All the data below goes into the copy word for word, but the pictures don't.
═════ Supplied information
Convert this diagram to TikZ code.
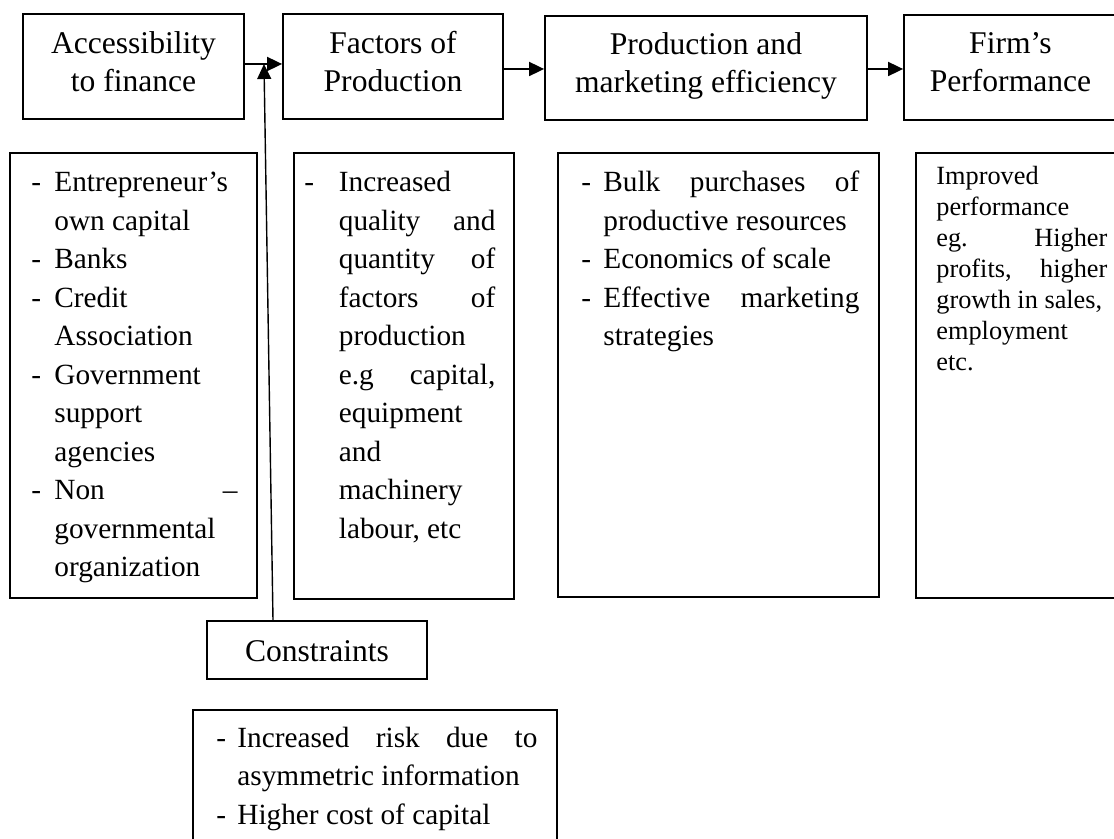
\documentclass[tikz,border=0pt]{standalone}
\usepackage{fontspec}
\setmainfont{Liberation Serif}
\usetikzlibrary{arrows.meta}
\newlength\mylw
\newlength\mybind
\newcommand\Ll[1]{\hbox to \mylw{#1\hfil}}
\newcommand\Jl[1]{\hbox to \mylw{#1}}
\newcommand\Cl[1]{\hbox to \mylw{\hfil#1\hfil}}
\newcommand\BLl[1]{\hbox to \mylw{\llap{\hbox to \mybind{-\hfil}}#1\hfil}}
\newcommand\BJl[1]{\hbox to \mylw{\llap{\hbox to \mybind{-\hfil}}#1}}
\newcommand\tblock[4]{\setlength\mylw{#1}\setlength\mybind{#2}\vtop{\baselineskip=#3\lineskiplimit=-20pt #4}}
\hbadness=10000
\tikzset{
  hdbox/.style={draw, line width=0.9pt, inner sep=0pt},
  lowbox/.style={draw, line width=0.7pt, inner sep=0pt},
  hdt/.style={inner sep=0pt, font=\fontsize{15.8pt}{19pt}\selectfont},
  lowt/.style={inner sep=0pt, font=\fontsize{14.65pt}{19.25pt}\selectfont},
  smallt/.style={inner sep=0pt, font=\fontsize{13.15pt}{15.5pt}\selectfont},
  arr/.style={line width=0.9pt, -{Triangle[length=7.5pt,width=7pt]}},
  varr/.style={line width=0.7pt, -{Triangle[length=7.5pt,width=7pt]}}
}
\begin{document}
\begin{tikzpicture}[x=0.5pt,y=-0.5pt]
\useasboundingbox (0,0) rectangle (1114,839);
\clip (0,0) rectangle (1114,839);
% header boxes
\node[hdbox, minimum width=110.5pt, minimum height=52.5pt] (A) at (133.5,66.5) {};
\node[hdbox, minimum width=110pt, minimum height=52.5pt] (B) at (393,66.5) {};
\node[hdbox, minimum width=161pt, minimum height=52pt] (C) at (706,68) {};
\node[hdbox, minimum width=106.5pt, minimum height=52.5pt] (D) at (1010.5,67.5) {};
\node[hdt, anchor=base] (tA) at (133.5,54) {\tblock{110pt}{0pt}{19pt}{\Cl{Accessibility}\Cl{to finance}}};
\node[hdt, anchor=base] (tB) at (393,54) {\tblock{110pt}{0pt}{19pt}{\Cl{Factors of}\Cl{Production}}};
\node[hdt, anchor=base] (tC) at (706,55) {\tblock{160pt}{0pt}{19pt}{\Cl{Production and}\Cl{marketing efficiency}}};
\node[hdt, anchor=base] (tD) at (1010.5,54) {\tblock{106pt}{0pt}{19pt}{\Cl{Firm’s}\Cl{Performance}}};
% lower boxes
\node[lowbox, minimum width=123.5pt, minimum height=222.5pt] (LA) at (133.5,375.5) {};
\node[lowbox, minimum width=110pt, minimum height=223pt] (LB) at (404,376) {};
\node[lowbox, minimum width=160.5pt, minimum height=222pt] (LC) at (718.5,375) {};
\node[lowbox, minimum width=102pt, minimum height=222.5pt] (LD) at (1018,375.5) {};
\node[lowt, anchor=base west] (tLA) at (54,192) {\tblock{91.5pt}{11.5pt}{19.25pt}{%
\BLl{Entrepreneur’s}\Ll{own capital}\BLl{Banks}\BLl{Credit}\Ll{Association}%
\BLl{Government}\Ll{support}\Ll{agencies}\BJl{Non –}\Ll{governmental}\Ll{organization}}};
\node[lowt, anchor=base west] (tLB) at (338.5,192) {\tblock{78.25pt}{17.25pt}{19.25pt}{%
\BLl{Increased}\Jl{quality and}\Jl{quantity of}\Jl{factors of}\Ll{production}%
\Jl{e.g capital,}\Ll{equipment}\Ll{and}\Ll{machinery}\Ll{labour, etc}}};
\node[lowt, anchor=base west] (tLC) at (603,192) {\tblock{128pt}{11pt}{19.25pt}{%
\BJl{Bulk purchases of}\Ll{productive resources}\BLl{Economics of scale}%
\BJl{Effective marketing}\Ll{strategies}}};
\node[smallt, anchor=base west] (tLD) at (936,185) {\tblock{85.5pt}{0pt}{15.5pt}{%
\Ll{Improved}\Ll{performance}\Jl{eg. Higher}\Jl{profits, higher}%
\Ll{growth in sales,}\Ll{employment}\Ll{etc.}}};
% constraints
\node[hdbox, minimum width=110pt, minimum height=29pt] (K) at (317,650) {};
\node[hdt, anchor=base] (tK) at (317,661) {Constraints};
\node[lowbox, line width=0.8pt, minimum width=182pt, minimum height=67.5pt] (KL) at (375,777.5) {};
\node[lowt, anchor=base west] (tKL) at (237,747) {\tblock{150pt}{10.5pt}{19.25pt}{%
\BJl{Increased risk due to}\Ll{asymmetric information}\BLl{Higher cost of capital}}};
% connectors
\coordinate (J) at (264,64);
\draw[arr] ([yshift=1.25pt]A.east) -- ([yshift=1.25pt]A.east -| B.west);
\draw[arr] ([yshift=-1.25pt]B.east) -- ([yshift=-1.25pt]B.east -| C.west);
\draw[arr] ([yshift=-0.5pt]C.east) -- ([yshift=-0.5pt]C.east -| D.west);
\draw[varr] ([xshift=-22pt]K.north) -- (J);
\end{tikzpicture}
\end{document}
══════════
- Final result -
Convert this diagram to TikZ code.
\documentclass[tikz,border=0pt]{standalone}
\usepackage{fontspec}
\setmainfont{Liberation Serif}
\usetikzlibrary{arrows.meta}
\newlength\mylw
\newlength\mybind
\newcommand\Ll[1]{\hbox to \mylw{#1\hfil}}
\newcommand\Jl[1]{\hbox to \mylw{#1}}
\newcommand\Cl[1]{\hbox to \mylw{\hfil#1\hfil}}
\newcommand\BLl[1]{\hbox to \mylw{\llap{\hbox to \mybind{-\hfil}}#1\hfil}}
\newcommand\BJl[1]{\hbox to \mylw{\llap{\hbox to \mybind{-\hfil}}#1}}
\newcommand\tblock[4]{\setlength\mylw{#1}\setlength\mybind{#2}\vtop{\baselineskip=#3\lineskiplimit=-20pt #4}}
\hbadness=10000
\tikzset{
  hdbox/.style={draw, line width=0.9pt, inner sep=0pt},
  lowbox/.style={draw, line width=0.7pt, inner sep=0pt},
  hdt/.style={inner sep=0pt, font=\fontsize{15.8pt}{19pt}\selectfont},
  lowt/.style={inner sep=0pt, font=\fontsize{14.65pt}{19.25pt}\selectfont},
  smallt/.style={inner sep=0pt, font=\fontsize{13.15pt}{15.5pt}\selectfont},
  arr/.style={line width=0.9pt, -{Triangle[length=7.5pt,width=7pt]}},
  varr/.style={line width=0.7pt, -{Triangle[length=7.5pt,width=7pt]}}
}
\begin{document}
\begin{tikzpicture}[x=0.5pt,y=-0.5pt]
\useasboundingbox (0,0) rectangle (1114,839);
\clip (0,0) rectangle (1114,839);
% header boxes
\node[hdbox, minimum width=110.5pt, minimum height=52.5pt] (A) at (133.5,66.5) {};
\node[hdbox, minimum width=110pt, minimum height=52.5pt] (B) at (393,66.5) {};
\node[hdbox, minimum width=161pt, minimum height=52pt] (C) at (706,68) {};
\node[hdbox, minimum width=106.5pt, minimum height=52.5pt] (D) at (1010.5,67.5) {};
\node[hdt, anchor=base] (tA) at (133.5,54) {\tblock{110pt}{0pt}{19pt}{\Cl{Accessibility}\Cl{to finance}}};
\node[hdt, anchor=base] (tB) at (393,54) {\tblock{110pt}{0pt}{19pt}{\Cl{Factors of}\Cl{Production}}};
\node[hdt, anchor=base] (tC) at (706,55) {\tblock{160pt}{0pt}{19pt}{\Cl{Production and}\Cl{marketing efficiency}}};
\node[hdt, anchor=base] (tD) at (1010.5,54) {\tblock{106pt}{0pt}{19pt}{\Cl{Firm’s}\Cl{Performance}}};
% lower boxes
\node[lowbox, minimum width=123.5pt, minimum height=222.5pt] (LA) at (133.5,375.5) {};
\node[lowbox, minimum width=110pt, minimum height=223pt] (LB) at (404,376) {};
\node[lowbox, minimum width=160.5pt, minimum height=222pt] (LC) at (718.5,375) {};
\node[lowbox, minimum width=102pt, minimum height=222.5pt] (LD) at (1018,375.5) {};
\node[lowt, anchor=base west] (tLA) at (54,192) {\tblock{91.5pt}{11.5pt}{19.25pt}{%
\BLl{Entrepreneur’s}\Ll{own capital}\BLl{Banks}\BLl{Credit}\Ll{Association}%
\BLl{Government}\Ll{support}\Ll{agencies}\BJl{Non –}\Ll{governmental}\Ll{organization}}};
\node[lowt, anchor=base west] (tLB) at (338.5,192) {\tblock{78.25pt}{17.25pt}{19.25pt}{%
\BLl{Increased}\Jl{quality and}\Jl{quantity of}\Jl{factors of}\Ll{production}%
\Jl{e.g capital,}\Ll{equipment}\Ll{and}\Ll{machinery}\Ll{labour, etc}}};
\node[lowt, anchor=base west] (tLC) at (603,192) {\tblock{128pt}{11pt}{19.25pt}{%
\BJl{Bulk purchases of}\Ll{productive resources}\BLl{Economics of scale}%
\BJl{Effective marketing}\Ll{strategies}}};
\node[smallt, anchor=base west] (tLD) at (936,185) {\tblock{85.5pt}{0pt}{15.5pt}{%
\Ll{Improved}\Ll{performance}\Jl{eg. Higher}\Jl{profits, higher}%
\Ll{growth in sales,}\Ll{employment}\Ll{etc.}}};
% constraints
\node[hdbox, minimum width=110pt, minimum height=29pt] (K) at (317,650) {};
\node[hdt, anchor=base] (tK) at (317,661) {Constraints};
\node[lowbox, line width=0.8pt, minimum width=182pt, minimum height=67.5pt] (KL) at (375,777.5) {};
\node[lowt, anchor=base west] (tKL) at (237,747) {\tblock{150pt}{10.5pt}{19.25pt}{%
\BJl{Increased risk due to}\Ll{asymmetric information}\BLl{Higher cost of capital}}};
% connectors
\coordinate (J) at (264,64);
\draw[arr] ([yshift=1.25pt]A.east) -- ([yshift=1.25pt]A.east -| B.west);
\draw[arr] ([yshift=-1.25pt]B.east) -- ([yshift=-1.25pt]B.east -| C.west);
\draw[arr] ([yshift=-0.5pt]C.east) -- ([yshift=-0.5pt]C.east -| D.west);
\draw[varr] ([xshift=-22pt]K.north) -- (J);
\end{tikzpicture}
\end{document}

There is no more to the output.